Estimating surface normals from a single image alone is a challenging problem. Previous work made various simplifications and focused on special cases, such as having directional lighting, known reflectance maps, etc. This is problematic, however, as shape from shading becomes impractical outside the lab. We argue that addressing more realistic settings requires multiple shading cues to be combined as well as generalized to natural illumination. However, this requires coping with an increased complexity of the approach and more parameters to be adjusted. Starting from a novel large-scale dataset for training and analysis, we pursue a discriminative learning approach to shape from shading. Regression forests enable efficient pixel-independent prediction and fast learning. The regression trees are adapted to predicting surface normals by using von Mises-Fisher distributions in the leaves.
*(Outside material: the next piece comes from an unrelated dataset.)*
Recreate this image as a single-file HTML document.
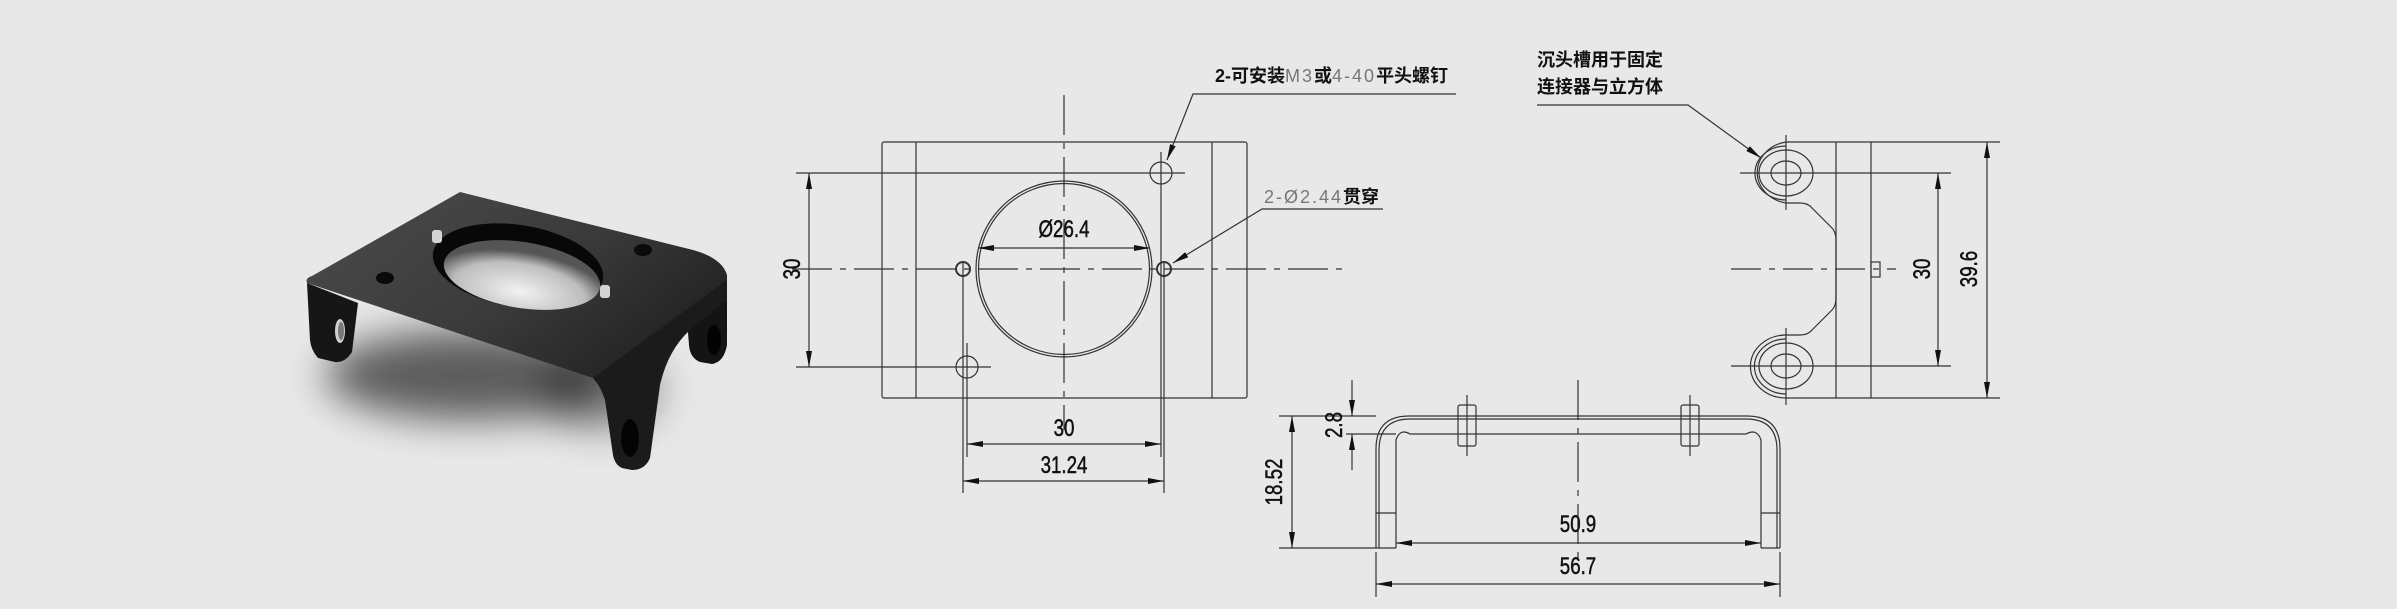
<!DOCTYPE html>
<html><head><meta charset="utf-8"><style>
html,body{margin:0;padding:0;background:#e8e8e8;}
svg{display:block}
.d{font-family:"Liberation Sans",sans-serif;font-size:24px;fill:#111;stroke:#111;stroke-width:0.5}
.c{font-family:"Liberation Sans","Noto Sans CJK SC",sans-serif;font-size:18px;fill:#111;font-weight:bold}
.g{font-weight:normal;fill:#777;letter-spacing:2px}
</style></head><body>
<svg width="2397" height="609" viewBox="0 0 2397 609" xmlns="http://www.w3.org/2000/svg">
<defs>
<filter id="bl" x="-50%" y="-50%" width="200%" height="200%"><feGaussianBlur stdDeviation="20"/></filter>
<filter id="bl2" x="-50%" y="-50%" width="200%" height="200%"><feGaussianBlur stdDeviation="6"/></filter>
<linearGradient id="pl" x1="0" y1="0" x2="1" y2="0.6"><stop offset="0" stop-color="#4c4c4c"/><stop offset="0.6" stop-color="#3a3a3a"/><stop offset="1" stop-color="#222"/></linearGradient>
<radialGradient id="hl" cx="0.5" cy="0.75" r="0.6"><stop offset="0" stop-color="#f2f2f2"/><stop offset="0.7" stop-color="#bdbdbd"/><stop offset="1" stop-color="#555"/></radialGradient>
<marker id="a" viewBox="0 0 10 10" refX="10" refY="5" markerWidth="16" markerHeight="6" markerUnits="userSpaceOnUse" orient="auto-start-reverse" preserveAspectRatio="none"><path d="M0,0 L10,5 L0,10z" fill="#111"/></marker>
</defs>
<rect width="2397" height="609" fill="#e8e8e8"/>

<!-- photo -->
<ellipse cx="470" cy="375" rx="145" ry="45" fill="#000" opacity="0.6" filter="url(#bl)"/>
<ellipse cx="600" cy="390" rx="60" ry="40" fill="#000" opacity="0.4" filter="url(#bl)"/>
<!-- back right leg -->
<path d="M687,320 L727,300 L727,345 Q724,362 712,364 L700,362 Q690,358 689,345z" fill="#141414"/>
<ellipse cx="714" cy="340" rx="7" ry="15" fill="#030303"/>
<!-- left leg -->
<path d="M307,283 L358,303 L352,352 Q345,363 335,362 L318,358 Q311,350 310,340z" fill="#161616"/>
<ellipse cx="340" cy="331" rx="5" ry="12" fill="#d0d0d0"/>
<ellipse cx="341" cy="331" rx="3" ry="9" fill="#777"/>
<!-- plate top -->
<path d="M460,192 L693,250 Q722,258 727,275 L727,285 L600,387 L593,378 L307,283 Q305,278 312,276z" fill="url(#pl)"/>
<!-- front right leg / bend -->
<path d="M593,378 L727,280 L727,300 L690,330 Q668,350 660,385 L650,458 Q645,470 632,470 L622,468 Q615,465 613,455 L605,400 Q600,385 593,378z" fill="#1b1b1b"/>
<ellipse cx="630" cy="438" rx="9" ry="19" fill="#040404"/>
<!-- hole -->
<ellipse cx="518" cy="266" rx="86" ry="41" transform="rotate(9 518 266)" fill="#080808"/>
<ellipse cx="522" cy="275" rx="79" ry="33" transform="rotate(9 522 275)" fill="url(#hl)"/>
<ellipse cx="385" cy="278" rx="9" ry="6" fill="#0a0a0a"/>
<ellipse cx="643" cy="250" rx="9" ry="6" fill="#0a0a0a"/>
<rect x="432" y="230" width="10" height="13" rx="3" fill="#d5d5d5"/>
<rect x="600" y="285" width="10" height="13" rx="3" fill="#d5d5d5"/>

<g fill="none" stroke="#333" stroke-width="1.2">
<!-- front view -->
<rect x="882" y="142" width="365" height="256" rx="2"/>
<line x1="916" y1="142" x2="916" y2="398"/><line x1="1212" y1="142" x2="1212" y2="398"/>
<circle cx="1064" cy="269" r="88"/><circle cx="1064" cy="269" r="85.5"/>
<circle cx="963" cy="269" r="7" stroke-width="2"/><circle cx="1164" cy="269" r="7" stroke-width="2"/>
<circle cx="1161" cy="173" r="11"/><circle cx="967" cy="367" r="11"/>
<line x1="792" y1="269" x2="1349" y2="269" stroke-dasharray="40,8,6,8"/>
<line x1="1064" y1="95" x2="1064" y2="430" stroke-dasharray="40,8,6,8"/>
<line x1="796" y1="173" x2="1185" y2="173"/><line x1="796" y1="367" x2="991" y2="367"/>
<line x1="809" y1="173" x2="809" y2="367" marker-start="url(#a)" marker-end="url(#a)"/>
<line x1="967" y1="343" x2="967" y2="457"/><line x1="963" y1="262" x2="963" y2="493"/>
<line x1="1161" y1="152" x2="1161" y2="457"/><line x1="1164" y1="262" x2="1164" y2="493"/>
<line x1="967" y1="444" x2="1161" y2="444" marker-start="url(#a)" marker-end="url(#a)"/>
<line x1="963" y1="481" x2="1164" y2="481" marker-start="url(#a)" marker-end="url(#a)"/>
<line x1="978" y1="248" x2="1150" y2="248" marker-start="url(#a)" marker-end="url(#a)"/>
<polyline points="1456,94 1193,94 1167,160" marker-end="url(#a)"/>
<polyline points="1383,209 1262,209 1173,263" marker-end="url(#a)"/>

<!-- side view -->
<path d="M1376,548 L1376,449 Q1376,416 1409,416 L1747,416 Q1780,416 1780,449 L1780,548"/>
<path d="M1379,548 L1379,450 Q1379,419 1410,419 L1746,419 Q1777,419 1777,450 L1777,548"/>
<path d="M1396,548 L1396,440 Q1400,428 1410,434 L1746,434 Q1757,428 1761,440 L1761,548"/>
<line x1="1376" y1="548" x2="1396" y2="548"/><line x1="1761" y1="548" x2="1780" y2="548"/>
<line x1="1376" y1="513" x2="1396" y2="513"/><line x1="1761" y1="513" x2="1780" y2="513"/>
<rect x="1458" y="405" width="18" height="41" rx="2"/><rect x="1681" y="405" width="18" height="41" rx="2"/>
<line x1="1467" y1="395" x2="1467" y2="456"/><line x1="1690" y1="395" x2="1690" y2="456"/>
<line x1="1578" y1="380" x2="1578" y2="560" stroke-dasharray="40,8,6,8"/>
<line x1="1279" y1="416" x2="1376" y2="416"/><line x1="1279" y1="548" x2="1376" y2="548"/>
<line x1="1346" y1="434" x2="1396" y2="434"/>
<line x1="1292" y1="416" x2="1292" y2="548" marker-start="url(#a)" marker-end="url(#a)"/>
<line x1="1352" y1="380" x2="1352" y2="416" marker-end="url(#a)"/>
<line x1="1352" y1="470" x2="1352" y2="434" marker-end="url(#a)"/>
<line x1="1396" y1="543" x2="1761" y2="543" marker-start="url(#a)" marker-end="url(#a)"/>
<line x1="1376" y1="552" x2="1376" y2="597"/><line x1="1780" y1="552" x2="1780" y2="597"/>
<line x1="1376" y1="584" x2="1780" y2="584" marker-start="url(#a)" marker-end="url(#a)"/>

<!-- right view -->
<line x1="1836" y1="142" x2="1836" y2="398"/><line x1="1871" y1="142" x2="1871" y2="398"/>
<path d="M1871,142 L1786,142 A35,31 0 0 0 1786,203 L1800,203 Q1808,203 1812,208 L1832,228 Q1836,232 1836,240 L1836,298 Q1836,306 1832,310 L1812,330 Q1808,335 1800,335 L1786,335 A35,31 0 0 0 1786,398 L1871,398"/>
<path d="M1786,146 A31,27 0 0 0 1786,200"/><path d="M1786,339 A31,27 0 0 0 1786,394"/>
<ellipse cx="1786" cy="173" rx="27" ry="23"/><ellipse cx="1786" cy="366" rx="27" ry="23"/>
<ellipse cx="1786" cy="173" rx="15" ry="12"/><ellipse cx="1786" cy="366" rx="15" ry="12"/>
<line x1="1740" y1="173" x2="1951" y2="173"/><line x1="1731" y1="366" x2="1951" y2="366"/>
<line x1="1786" y1="135" x2="1786" y2="210"/><line x1="1786" y1="328" x2="1786" y2="405"/>
<rect x="1871" y="262" width="9" height="15"/>
<line x1="1731" y1="269" x2="1896" y2="269" stroke-dasharray="30,8,6,8"/>
<line x1="1871" y1="142" x2="2000" y2="142"/><line x1="1871" y1="398" x2="2000" y2="398"/>
<line x1="1938" y1="173" x2="1938" y2="366" marker-start="url(#a)" marker-end="url(#a)"/>
<line x1="1987" y1="142" x2="1987" y2="398" marker-start="url(#a)" marker-end="url(#a)"/>
<polyline points="1537,105 1688,105 1761,158" marker-end="url(#a)"/>
</g>

<g class="d" text-anchor="middle">
<text transform="translate(800,269) rotate(-90) scale(0.78,1)">30</text>
<text transform="translate(1064,436) scale(0.78,1)">30</text>
<text transform="translate(1064,473) scale(0.78,1)">31.24</text>
<text transform="translate(1064,237) scale(0.78,1)">Ø26.4</text>
<text transform="translate(1282,482) rotate(-90) scale(0.78,1)">18.52</text>
<text transform="translate(1342,425) rotate(-90) scale(0.78,1)">2.8</text>
<text transform="translate(1578,532) scale(0.78,1)">50.9</text>
<text transform="translate(1578,574) scale(0.78,1)">56.7</text>
<text transform="translate(1930,269) rotate(-90) scale(0.78,1)">30</text>
<text transform="translate(1977,269) rotate(-90) scale(0.78,1)">39.6</text>
</g>
<text class="c" x="1215" y="82">2-可安装<tspan class="g">M3</tspan>或<tspan class="g">4-40</tspan>平头螺钉</text>
<text class="c" x="1264" y="203"><tspan class="g">2-Ø2.44</tspan>贯穿</text>
<text class="c" x="1537" y="66">沉头槽用于固定</text>
<text class="c" x="1537" y="93">连接器与立方体</text>
</svg>
</body></html>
Spatial regularity of the normals is achieved through a combination of spatial features, including texton as well as novel silhouette features. The proposed silhouette features leverage the occluding contours of the surface and yield scale-invariant context. Their benefits include computational efficiency and good generalization to unseen data. Importantly, they allow estimating the reflectance map robustly, thus addressing the uncalibrated setting. Our method can also be extended to handle perspective projection. Experiments show that our discriminative approach outperforms the state of the art on various synthetic and real-world datasets.